### WORK INSTRUCTIONS
Could the lines from the start of the data through the line with "import * as" be set down exactly, with no pictures among them?

--- begin DATA ---

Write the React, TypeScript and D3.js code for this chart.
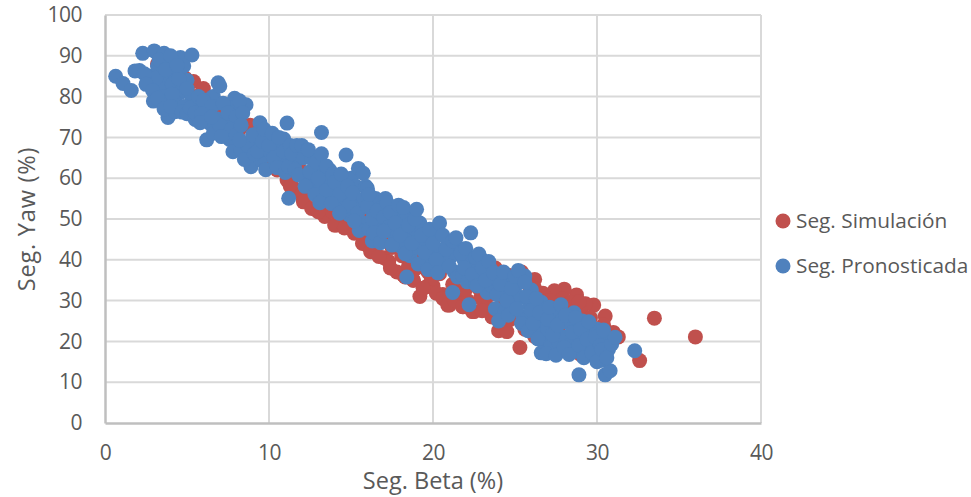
import React, { useEffect, useRef } from "react";
import * as d3 from "d3";

// [Seg. Beta, Seg. Yaw]
const simulacion: [number, number][] = [
  [33.5, 25.7], [36, 21.1], [32.6, 15.3], [19.2, 31], [25.3, 18.5], [21, 28.9], [22.5, 27.3], [21.85, 28.5],
  [24, 22.6], [24.5, 22.4], [30.5, 26.2], [30.4, 24], [29.8, 28.9], [29.3, 29.2], [28.75, 31.4], [28, 32.8], [27.4, 32.4],
  [26.7, 31.8], [26.2, 35.2], [25.4, 37], [31.3, 21.1], [18.8, 35], [5.4, 83.7], [6, 82], [8.85, 73], [7.8, 69.4],
  [8.6, 65.3], [11.1, 59.6], [11.5, 57.6], [12.1, 54.7], [13.4, 50.6], [14, 48.5], [14.8, 48.5], [15.3, 47.2],
  [16, 43.5], [16.4, 42.2], [17, 40.5], [17.3, 39.6], [17.8, 37], [18.2, 36.2], [19.6, 33.4], [20, 33.6], [20.6, 31.5],
  [19.9, 35.4], [18.5, 38.4], [21.4, 30.8], [22.1, 30], [22.9, 30.6], [23.3, 28.5], [23.6, 26], [24.7, 25.4],
  [25.6, 23], [26.2, 21.2], [27, 19], [28, 18.4], [29, 16.8], [30, 17.4], [30.8, 19.6], [31, 22.2], [27.9, 30.4],
  [27.1, 30], [26.2, 33], [25.8, 34], [28.4, 29.6], [29, 27.5], [29.6, 25.8], [28.9, 29.7], [24.6, 36.2], [23.8, 38],
  [3.2, 88], [3.8, 85], [4.4, 83], [4.9, 84.5], [5.5, 80], [6.3, 78], [7, 76], [7.6, 75.2], [8.2, 72], [9, 69], [9.6, 66],
  [9, 64.6], [10, 63], [10.5, 62], [11.3, 58], [12, 56], [12.6, 57.6], [13.1, 52.8], [13.8, 52], [14.5, 50],
  [15, 51], [15.8, 46], [16.6, 45.5], [17.5, 43], [18.1, 41], [19, 38], [19.7, 37], [20.4, 36.6], [21.2, 34], [22, 32.8],
  [22.8, 33], [23.5, 31.5], [24.2, 29], [25, 27.5], [26, 26], [26.8, 24], [27.6, 23], [28.5, 22], [29.4, 21],
  [8.2, 74.5], [10.2, 68], [11.8, 63], [13.2, 58.5], [14.6, 54], [16, 49.5], [17.4, 46.6], [18.9, 42], [20.5, 38.5],
  [22, 36], [23.6, 35], [25, 31], [26.5, 29], [28, 26.4], [29.3, 24], [30.2, 21],
  [12.1, 54.2], [12.6, 52.6], [13, 51.8], [14.1, 48.5], [14.6, 47.8], [15.2, 46.5], [15.7, 44], [16.2, 42], [16.7, 40.8],
  [17.4, 38], [18.3, 35.8], [18.8, 35], [19.4, 33], [20.2, 31.8], [20.6, 30.5], [20.9, 28.9], [21.3, 30], [21.8, 28.5],
  [22.4, 27.3], [23, 27.5],
];

const pronosticada: [number, number][] = [
  // upper left cloud
  [0.65, 85], [1.1, 83.2], [1.6, 81.5], [1.83, 86.3], [2.1, 86.4], [2.3, 90.6], [3, 91.2], [3.6, 90.6], [4.6, 89.6],
  [5.3, 90.2], [4.8, 87.5], [2.95, 78.9], [3.84, 74.9], [4.27, 76.3], [2.7, 85], [3.2, 87.5], [3.5, 85], [3.9, 88],
  [4.2, 86], [3.4, 82], [3.6, 80], [4.1, 83], [4.6, 81], [5, 84], [5.3, 79.5], [4.3, 78.5], [3.3, 89], [4, 90],
  [3.1, 84.5], [2.4, 85.6], [4.5, 84.4], [5, 82], [5.6, 78.2], [4.8, 77.6], [4.1, 80.6],
  [2.5, 83], [2.9, 81.5], [3.2, 79.6], [3.6, 77], [4, 77.6], [4.7, 76.2], [5, 75.8], [5.5, 74.4], [3.7, 86.6], [4.4, 87.6],
  // 5 - 10
  [5.2, 77.2], [5.7, 80], [6.1, 76.6], [6.3, 79.2], [6.8, 78.4], [6.8, 74.6], [7.3, 74.4], [7.4, 71.6], [7.8, 77.6], [8, 73],
  [7.6, 69.5], [6.6, 80], [5.5, 76],
  [6.9, 83.4], [6.2, 69.4], [7.8, 66.5], [8.6, 78], [7.9, 79.6], [8.2, 79], [7, 82.6], [6, 79], [6.5, 77.6], [7.2, 78.4],
  [5.9, 75.8], [6.4, 73.4], [5.8, 73.6], [6.6, 71], [7, 73], [7.5, 76], [8, 75], [8.4, 76], [7.7, 72], [7.1, 70.2],
  [6.5, 75], [8, 70.6], [8.3, 73], [9.45, 73.6], [9.3, 71], [9, 68.5], [8.8, 66], [8.9, 62.8], [9.5, 64.5], [9.8, 62.1],
  [8.3, 66.8], [8.5, 64.6], [8.7, 68], [9.1, 66], [9.5, 67], [8.2, 69.4],
  [9, 70.6], [9.3, 66.6], [9.6, 69], [9.7, 72], [10.1, 66.4], [10.4, 63.6], [10.5, 67.6], [10.8, 64], [10.9, 69.6],
  [10, 68], [10.2, 71], [10.6, 70], [11.1, 73.5], [10.3, 65], [10.9, 66.5], [10.5, 62.6], [11, 61.4], [11.3, 68], [11.6, 64],
  // 11 - 15
  [11.2, 62.8], [11.4, 66], [11.7, 68], [11.6, 62], [12.1, 65], [12.3, 60.2], [12.6, 64.8], [12.7, 58.4], [13, 62], [13.1, 57],
  [13.4, 60], [13.6, 55], [13.7, 62], [14, 56.8], [14.2, 53.5], [14.5, 59.4], [14.6, 55.4], [14.9, 51], [15, 60], [15.2, 54],
  [15.3, 58], [15.6, 52.8], [15.7, 49],
  [11.2, 55.1], [12, 68], [12.4, 67], [11.8, 60.8], [12.2, 58], [12.5, 61.6], [12.9, 64], [13.2, 66], [13.2, 71.2], [13, 60],
  [12.8, 56], [13.5, 63], [13.9, 61], [13.5, 57], [13.1, 54], [14, 59], [14.3, 56], [13.8, 53.8], [14.4, 61], [14.7, 65.7],
  [14.8, 58], [14.9, 53.4], [14.3, 51.4], [15.1, 56.4], [15.45, 62.4], [15.75, 61.2], [15.4, 51.4], [15.5, 47.2], [15.8, 55],
  [15.2, 49.5], [15.9, 58], [16, 57.5], [16.2, 52.5], [16.5, 55], [16.1, 47.5], [16.7, 49.4], [16.3, 44.6], [16.9, 53],
  // 16 - 21
  [16, 53], [16.1, 56], [16.3, 50], [16.4, 46.6], [16.6, 52], [16.8, 44.2], [17, 50.4], [17.1, 55], [17.3, 48], [17.6, 46.4],
  [17.8, 51], [18, 43.4], [18.1, 49], [18.4, 50.6], [18.6, 46], [18.6, 41], [18.9, 47.6], [19, 43], [19.2, 49], [19.4, 44],
  [19.6, 39.6], [19.9, 41.6], [20.1, 46], [20.5, 42.4], [20.6, 39], [20.9, 44.6], [21.1, 40.8], [21.3, 37], [21.5, 43],
  [17, 47], [17.2, 54], [17.4, 51.6], [17.5, 43.6], [17.7, 49], [17.9, 53.4], [18, 46], [18.2, 52.8], [18.3, 41.5], [18.5, 48.5],
  [18.7, 44], [18.9, 50], [19, 52.4], [18.4, 35.8], [19.1, 39], [19.3, 46], [19.5, 41.8], [19.8, 47.5], [19.7, 37.6], [20, 44],
  [20.2, 40], [20.4, 49], [20.3, 36.8], [20.6, 46], [20.8, 42.6], [21, 38.4], [21.2, 44.6], [21.4, 45.4], [21.2, 32], [21.5, 35.8],
  // 22 - 26
  [21.8, 36.2], [21.9, 40], [22.1, 34.6], [22.3, 39.6], [22.5, 38], [22.6, 34], [23, 40], [23.1, 36.4], [23.3, 32], [23.5, 37.8],
  [23.6, 33.6], [23.8, 28], [24, 36.4], [24.2, 31.6], [24.4, 27.4], [24.4, 35], [24.7, 32], [24.9, 28.6], [25.1, 34], [25.3, 30.8],
  [25.5, 26], [25.6, 36], [25.9, 29], [26, 32.6], [26.2, 25.8], [26.4, 22], [26.6, 29.6], [26.7, 25], [26.8, 20.4],
  [21.7, 41.6], [21.9, 38], [22, 42.8], [22.3, 46.6], [22.2, 29], [22.4, 36.4], [22.6, 40.6], [22.8, 41.4], [22.7, 33.6],
  [23, 38], [23.2, 35], [23.4, 39.6], [23.7, 36.8], [23.9, 31.5], [24, 25], [24.1, 34], [24.3, 37], [24.5, 30], [24.6, 26.4],
  [24.8, 33], [25, 36], [25.2, 37.4], [25.1, 28], [25.4, 24.4], [25.6, 34.5], [25.7, 31], [25.8, 22.6], [26, 27.6], [26.1, 24.4],
  [26.3, 30.5], [26.4, 20.6], [26.5, 27], [26.6, 17.2],
  // 27 - 32
  [27, 23], [27.2, 19], [27.3, 26.6], [27.5, 22.8], [27.7, 19.6], [27.9, 25.4], [28, 21], [28.3, 24.4], [28.4, 19.2], [28.6, 27],
  [28.7, 17.6], [29, 21], [29.1, 25], [29.3, 18.6], [29.6, 22.4], [29.8, 19], [30, 23], [30.1, 17], [30.6, 20.4], [30.7, 18], [30.3, 15.4],
  [26.9, 17], [27, 25.4], [27.1, 28.4], [27.3, 21.6], [27.5, 16.6], [27.6, 24], [27.8, 29], [28, 18.5], [28.1, 26.4], [28.3, 16.8],
  [28.5, 22.2], [28.7, 25.8], [28.9, 11.8], [28.9, 19], [29, 23], [29.2, 16], [29.4, 20.5], [29.5, 24.8], [29.7, 17.2], [29.9, 21],
  [30, 15], [30.2, 19], [30.3, 18], [30.4, 22.8], [30.5, 11.8], [30.8, 12.8], [30.6, 16], [30.9, 19.4], [31.1, 21], [32.3, 17.7],
];

const xTicks = [0, 10, 20, 30, 40];
const yTicks = [0, 10, 20, 30, 40, 50, 60, 70, 80, 90, 100];
const series = ["Seg. Simulación", "Seg. Pronosticada"];
const colors = ["#C0504D", "#4F81BD"];

export default function App() {
  const node = useRef<SVGSVGElement>(null);

  useEffect(() => {
    const svg = d3.select(node.current);
    svg.selectAll("*").remove();

    const fontFamily = "'Open Sans', sans-serif";
    const x = d3.scaleLinear().domain([0, 40]).range([105, 761]);
    const y = d3.scaleLinear().domain([0, 100]).range([423, 15]);

    // gridlines, Excel style
    svg.append("g").selectAll("line").data(yTicks.slice(1)).enter().append("line")
      .attr("x1", x(0)).attr("x2", x(40))
      .attr("y1", (d) => y(d)).attr("y2", (d) => y(d))
      .attr("stroke", "#D9D9D9").attr("stroke-width", 2);
    svg.append("g").selectAll("line").data(xTicks.slice(1)).enter().append("line")
      .attr("x1", (d) => x(d)).attr("x2", (d) => x(d))
      .attr("y1", y(0)).attr("y2", y(100))
      .attr("stroke", "#D9D9D9").attr("stroke-width", 2);

    const xAxis = svg.append("g").attr("transform", `translate(0,${y(0)})`)
      .call(d3.axisBottom(x).tickValues(xTicks).tickSize(0).tickPadding(22));
    const yAxis = svg.append("g").attr("transform", `translate(${x(0)},0)`)
      .call(d3.axisLeft(y).tickValues(yTicks).tickSize(0).tickPadding(23));
    [xAxis, yAxis].forEach((a) => {
      a.select(".domain").attr("stroke", "#BFBFBF").attr("stroke-width", 2.5);
      a.selectAll("text").attr("fill", "#595959")
        .style("font-family", fontFamily).style("font-size", "21px").style("letter-spacing", "-0.5px");
    });

    // simulation first, forecast on top
    [simulacion, pronosticada].forEach((points, i) => {
      svg.append("g").selectAll("circle").data(points).enter().append("circle")
        .attr("cx", (d) => x(d[0]))
        .attr("cy", (d) => y(d[1]))
        .attr("r", 7.5)
        .attr("fill", colors[i]);
    });

    svg.append("text")
      .attr("x", 433).attr("y", 489)
      .attr("text-anchor", "middle").attr("fill", "#595959")
      .style("font-family", fontFamily).style("font-size", "23.5px")
      .text("Seg. Beta (%)");
    svg.append("text")
      .attr("transform", "translate(35,219) rotate(-90)")
      .attr("text-anchor", "middle").attr("fill", "#595959")
      .style("font-family", fontFamily).style("font-size", "23.5px").style("letter-spacing", "0.8px")
      .text("Seg. Yaw (%)");

    const legend = svg.append("g").selectAll("g").data(series).enter().append("g")
      .attr("transform", (d, i) => `translate(783,${i === 0 ? 221 : 266})`);
    legend.append("circle").attr("r", 7.5).attr("fill", (d, i) => colors[i]);
    legend.append("text")
      .attr("x", 13).attr("y", 7)
      .attr("fill", "#595959")
      .style("font-family", fontFamily).style("font-size", "20.8px")
      .text((d) => d);
  }, []);

  return (
    <svg
      ref={node}
      width={971}
      height={497}
      style={{ position: "absolute", left: 0, top: 0, background: "#fff" }}
    />
  );
}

--- end DATA ---

### SOLUTION FOR THIS PROBLEM
Write the React, TypeScript and D3.js code for this chart.
import React, { useEffect, useRef } from "react";
import * as d3 from "d3";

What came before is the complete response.